The trees aren’t too curious, but the people are. ‘What are you going to be doing?’ follows on from the usual cheerily delivered, ‘Welcome to Berkeley!’
I went to a small publishers fair in San Francisco on Sunday. It was brimming with lively books, collaborations, people. I met some poets! One I warmed to immediately was called Eric Smeathen, (I know, great name, and he even had a pink jacket.) His book Snail Poems, is a hymn to love written by and featuring metaphorical and real snails and many other manifestations of strength and beauty. It even has Matisse’s snail on the front (from my London, lol,) so it was pointless to try and resist it.
I also caught a reading in the Doe Memorial Library on the university campus the other day. A poet called Margaret Ross read in the lunch poems series there, set up and also attended by, former US poet laureate Robert Hass. Margaret Ross had memorised her long and richly textured poems and delivered them slowly and with a kind of American flatness, to great effect. I loved them, there was playfulness behind her sober intonation and the poems looked up close at time, relationships, aspects of our ordinary dust – she lit up question marks in my head, make me laugh too. I was also glad to get a sighting of Robert Hass, as I heard him read in London at Poetry International a couple of years ago and I’m a fan.
You can read examples of her poems here,
On my way back I stopped at Moe’s Books. What a cavern of delights! I struck lucky as they had a box of broken publications destined for recycling, so I claimed them as step 1 towards my California Collage Stash. There was happiness all round at the timing. Apparently it’s rare they have such stuff as they only accept books in good condition.
What will I be doing? Well, I have a few ideas… I sent all my old notebooks ahead of me – they’re in the studio here, so that I can begin to catch up with myself and work slowly at last, after an intensely busy few years.
One project I hope to make headway with is a song cycle collaboration that I’ve begun research for, with my cousin James Rolfe, who is a composer in Toronto. We took trains across Europe in the footsteps of our shared ancestors and let their ghosts guide us around. They were surprisingly obliging.

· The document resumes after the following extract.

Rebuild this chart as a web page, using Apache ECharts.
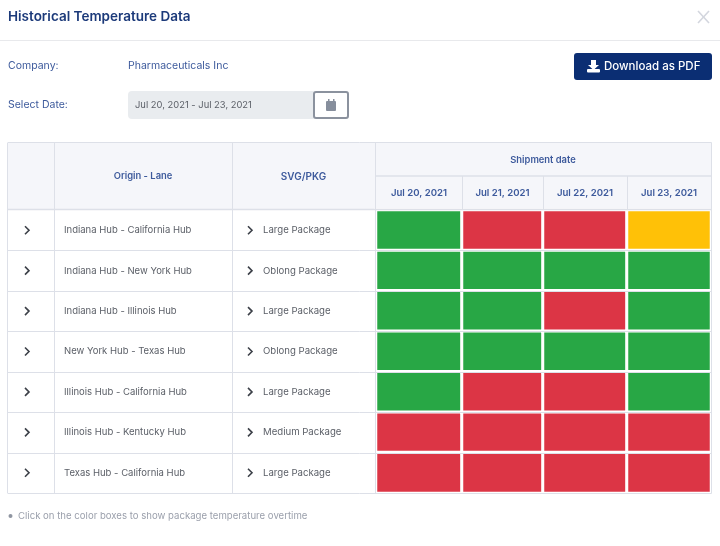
<!DOCTYPE html>
<html>
<head>
<meta charset="utf-8">
<title>Historical Temperature Data</title>
<script src="https://cdn.jsdelivr.net/npm/echarts@6/dist/echarts.min.js"></script>
<style>
html,body{margin:0;padding:0;background:#fff;}
#chart{width:720px;height:546px;}
</style>
</head>
<body>
<div id="chart"></div>
<script>
// chart values
var shipmentDates = ['Jul 20, 2021', 'Jul 21, 2021', 'Jul 22, 2021', 'Jul 23, 2021'];
var lanes = ['Indiana Hub - California Hub', 'Indiana Hub - New York Hub', 'Indiana Hub - Illinois Hub', 'New York Hub - Texas Hub', 'Illinois Hub - California Hub', 'Illinois Hub - Kentucky Hub', 'Texas Hub - California Hub'];
var packages = ['Large Package', 'Oblong Package', 'Large Package', 'Oblong Package', 'Large Package', 'Medium Package', 'Large Package'];
// one list per date, top row first: 2 = green, 1 = yellow, 0 = red
var statusJul20 = [2, 2, 2, 2, 2, 0, 0];
var statusJul21 = [0, 2, 2, 2, 0, 0, 0];
var statusJul22 = [0, 2, 0, 2, 0, 0, 0];
var statusJul23 = [1, 2, 2, 2, 2, 0, 0];
var statusByDate = [statusJul20, statusJul21, statusJul22, statusJul23];

var statusColor = ['#dc3545', '#ffc107', '#28a745'];
var fontName = 'Inter, "Noto Sans", sans-serif';
var navy = '#1c3a7a', blue = '#3d5a9c', grey = '#5c6068', line = '#dde0e8';

// table layout, the date columns are not all the same width
var colEdges = [376, 462, 543, 627, 711];
var tableTop = 143, headMid = 176, bodyTop = 210, bodyBottom = 493;
var rowH = (bodyBottom - bodyTop) / lanes.length;

var grids = [], xAxes = [], yAxes = [], seriesList = [];
shipmentDates.forEach(function (d, i) {
    grids.push({left: colEdges[i], top: bodyTop, width: colEdges[i + 1] - colEdges[i], height: bodyBottom - bodyTop});
    xAxes.push({
        type: 'category', gridIndex: i, position: 'top', data: [d],
        axisLine: {show: false}, axisTick: {show: false}, splitLine: {show: false},
        axisLabel: {color: blue, fontFamily: fontName, fontSize: 9.6, fontWeight: 600, margin: 12}
    });
    yAxes.push({
        type: 'category', gridIndex: i, inverse: true, position: 'left', data: lanes,
        axisLine: {show: false}, axisTick: {show: false}, splitLine: {show: false},
        axisLabel: i == 0 ? {show: true, color: grey, fontFamily: fontName, fontSize: 9.5, align: 'left', margin: 312, interval: 0} : {show: false}
    });
    seriesList.push({
        type: 'heatmap', xAxisIndex: i, yAxisIndex: i,
        data: statusByDate[i].map(function (s, r) {
            return {value: [0, r, s], itemStyle: {color: statusColor[s]}};
        }),
        itemStyle: {borderColor: '#fff', borderWidth: 3},
        emphasis: {disabled: true}
    });
});
// package names as a second label column
yAxes.push({
    type: 'category', gridIndex: 0, inverse: true, position: 'left', data: packages,
    axisLine: {show: false}, axisTick: {show: false}, splitLine: {show: false},
    axisLabel: {color: grey, fontFamily: fontName, fontSize: 9.6, align: 'left', margin: 113, interval: 0}
});

function txt(text, x, y, size, color, weight, align) {
    return {type: 'text', z: 5, style: {text: text, x: x, y: y, fill: color, align: align || 'left', verticalAlign: 'middle',
        font: (weight || 400) + ' ' + size + 'px ' + fontName}};
}
function rule(x1, y1, x2, y2, w, color) {
    return {type: 'line', z: 4, shape: {x1: x1, y1: y1, x2: x2, y2: y2}, style: {stroke: color || line, lineWidth: w || 1}};
}
function chevron(x, y) {
    return {type: 'polyline', z: 5, shape: {points: [[x - 2, y - 4], [x + 2, y], [x - 2, y + 4]]}, style: {stroke: '#3c4048', lineWidth: 1.6, fill: null}};
}

var g = [];
// header of the dialog
g.push(txt('Historical Temperature Data', 8, 17, 13.5, navy, 600));
g.push(rule(0, 40.5, 720, 40.5, 1, '#e8e9ec'));
g.push({type: 'polyline', z: 5, shape: {points: [[698, 11], [709, 23]]}, style: {stroke: '#d3d6de', lineWidth: 1.6, fill: null}});
g.push({type: 'polyline', z: 5, shape: {points: [[709, 11], [698, 23]]}, style: {stroke: '#d3d6de', lineWidth: 1.6, fill: null}});
g.push(txt('Company:', 8, 65.5, 10.5, blue));
g.push(txt('Pharmaceuticals Inc', 128, 65.5, 10.5, blue));
g.push(txt('Select Date:', 8, 104.5, 10.5, blue));

// date field and calendar button
g.push({type: 'rect', z: 3, shape: {x: 128, y: 91, width: 188, height: 28, r: 4}, style: {fill: '#e9ecef'}});
g.push(txt('Jul 20, 2021 - Jul 23, 2021', 135, 105, 9.4, grey));
g.push({type: 'rect', z: 4, shape: {x: 314, y: 92, width: 34, height: 26, r: 2}, style: {fill: '#fff', stroke: '#8b929e', lineWidth: 2}});
g.push({type: 'rect', z: 5, shape: {x: 326, y: 101, width: 10, height: 10, r: 1}, style: {fill: '#868e9c'}});
g.push({type: 'rect', z: 5, shape: {x: 328, y: 99, width: 1.5, height: 3}, style: {fill: '#868e9c'}});
g.push({type: 'rect', z: 5, shape: {x: 333, y: 99, width: 1.5, height: 3}, style: {fill: '#868e9c'}});

// download button
g.push({type: 'rect', z: 3, shape: {x: 574, y: 53, width: 138, height: 27, r: 3}, style: {fill: '#0b2e73'}});
g.push({type: 'polygon', z: 5, shape: {points: [[591, 60], [596, 60], [596, 65], [599, 65], [593.5, 70], [588, 65], [591, 65]]}, style: {fill: '#fff'}});
g.push({type: 'rect', z: 5, shape: {x: 587, y: 69, width: 13, height: 3.5, r: 1}, style: {fill: '#fff'}});
g.push(txt('Download as PDF', 604, 67, 11.5, '#ffffff', 500));

// table frame
g.push({type: 'rect', z: 0, shape: {x: 8, y: tableTop, width: 703, height: bodyTop - tableTop}, style: {fill: '#f5f6fa'}});
g.push(rule(8, 142.5, 711.5, 142.5));
g.push(rule(376, headMid, 711.5, headMid, 1.5));
g.push(rule(8, 209.5, 711.5, 209.5, 1.5));
g.push(rule(7.5, 142.5, 7.5, 493.5));
g.push(rule(54.5, 142.5, 54.5, 493.5));
g.push(rule(232.5, 142.5, 232.5, 493.5));
g.push(rule(375.5, 142.5, 375.5, 493.5));
g.push(rule(711.5, 142.5, 711.5, 493.5));
for (var c = 1; c < 4; c++) {
    g.push(rule(colEdges[c] + 0.5, headMid, colEdges[c] + 0.5, bodyTop));
}
g.push(txt('Origin - Lane', 143, 176.5, 9.4, blue, 600, 'center'));
g.push(txt('SVG/PKG', 303.5, 176.5, 10, blue, 600, 'center'));
g.push(txt('Shipment date', 543, 160.5, 9.4, blue, 600, 'center'));

// row separators and expand arrows
lanes.forEach(function (l, r) {
    var bottom = Math.round(bodyTop + rowH * (r + 1)) + 0.5;
    g.push(rule(8, bottom, 711.5, bottom));
    g.push(chevron(27, bodyTop + rowH * (r + 0.5)));
    g.push(chevron(250, bodyTop + rowH * (r + 0.5)));
});

// footnote
g.push({type: 'circle', z: 5, shape: {cx: 10.5, cy: 516, r: 2}, style: {fill: '#8f95a1'}});
g.push(txt('Click on the color boxes to show package temperature overtime', 18, 516.5, 9.6, '#9a9fab'));

var chart = echarts.init(document.getElementById('chart'), null, {renderer: 'canvas'});
chart.setOption({
    animation: false,
    backgroundColor: '#fff',
    grid: grids,
    xAxis: xAxes,
    yAxis: yAxes,
    series: seriesList,
    graphic: {elements: g}
});
</script>
</body>
</html>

Meanwhile my family are coming here soon for the holidays, me and the trees are looking forward to being with them, as well as whatever version of the festivities we can assemble far from the blurry lights of shocked Brixton, which despite having loudly clamoured against leaving Europe, will now have to capitulate to the horrible word & notion that also has x four along, like praxis, Herxheimer and flux!
Special thanks to Rebecca Guber of Asylum Arts, for putting me forward for this opportunity, to Dan Schifrin, who manages the residency ‘on the ground’, and who is also a writer and a great help and ally already, and to Working Assumptions, the inspiring nonprofit organisation who set up and support this residency.
Thanks to you too, for reading my blog, more soon, & Happy Holidays, to use the vernacular!
3 thoughts on “California, dreaming”
This blog is a delight! Being in the same country and US state as you for the time being (and yet so far away – boo!), this makes me feel closer to you and your creativity. Do keep on going. xoxo
thanks Wendy 😊💐😘 there’s a good chance we’ll see each other before long!
Happy holidays, Sophie – love reading about your adventure steeped in poetry & beauty. Brixton isn’t the same without you – what’s the point of a walk in the park without you & Mini?
So pleased about this opportunity for you to work & think & live as the artist you are, without distraction!